MINNEAPOLIS — When Minneapolis police officers are disciplined for misconduct, some data, by law, is supposed to be accessible to the public.
But a lawsuit filed by the Minnesota Coalition on Government Information claims Minneapolis is keeping some records private because MPD is "coaching" officers instead of disciplining them.
They grew suspicious when running into road blocks while trying to look into former officer Derek Chauvin's past.
According to the city, between 2013 and 2019 there were more than 2,000 complaints against MPD officers and the city found 373 of them to have merit. Of those, 334 resulted in coaching and just 39 in "discipline."
"We're saying that coaching is discipline, full-stop," said attorney Leita Walker for the plaintiff.
Walker argues that the judge should determine that what MPD is calling "coaching" in many cases, really is discipline, and those cases should be made public.
"Coaching is discipline because it is indistinguishable from a written warning, and everyone concedes a written warning is disciplinary," Walker said.
"Coaching is, and has always been, a non-disciplinary tool," said attorney Sarah Riskin for the city of Minneapolis.

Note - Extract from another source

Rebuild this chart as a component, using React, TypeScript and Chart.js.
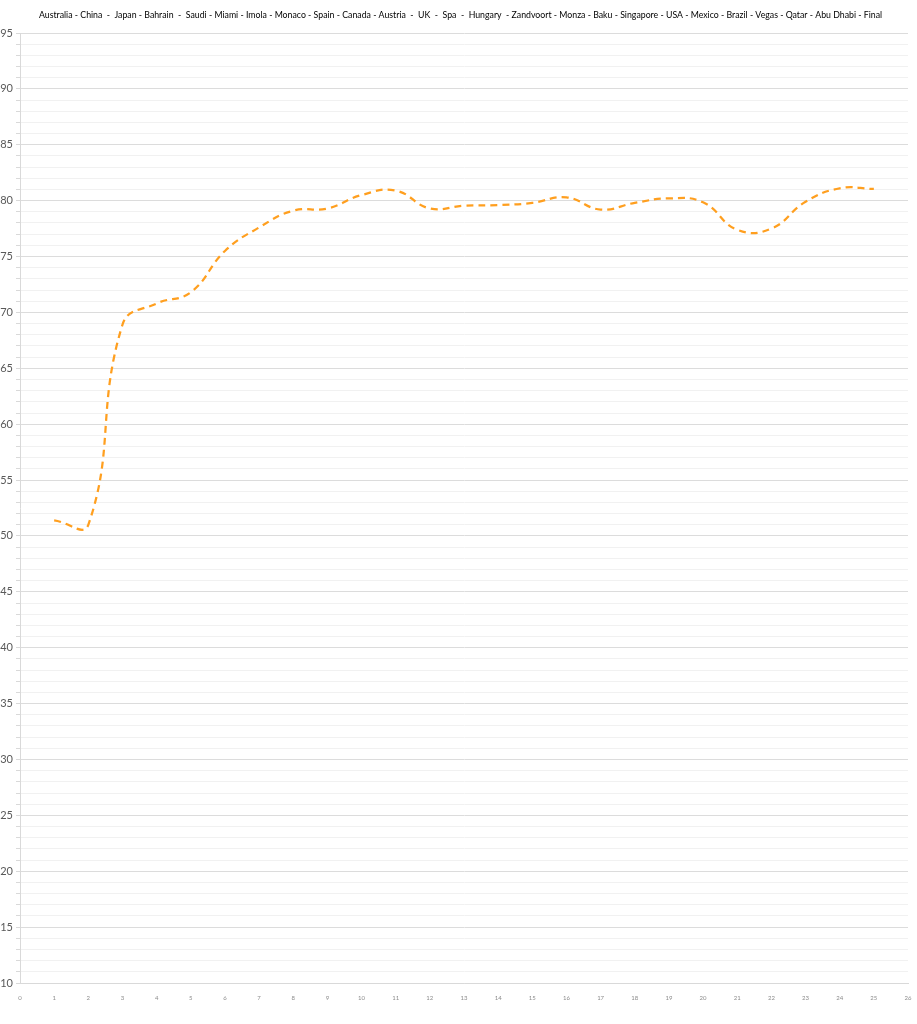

Riskin asked Judge Karen Janisch to dismiss the case. Riskin argues that coaching is a necessary and a helpful management tool to improve officer performance, short of using discipline.
"It builds trust for an employee to be able to make mistakes without being disciplined. The city, after all, hires people. And people are not perfect," Riskin said.
Judge Janisch will make a ruling soon but worries it will be up to her to define what "disciplinary action" means -- not just for MPD but all entities that fall under the Minnesota Data Practices Act.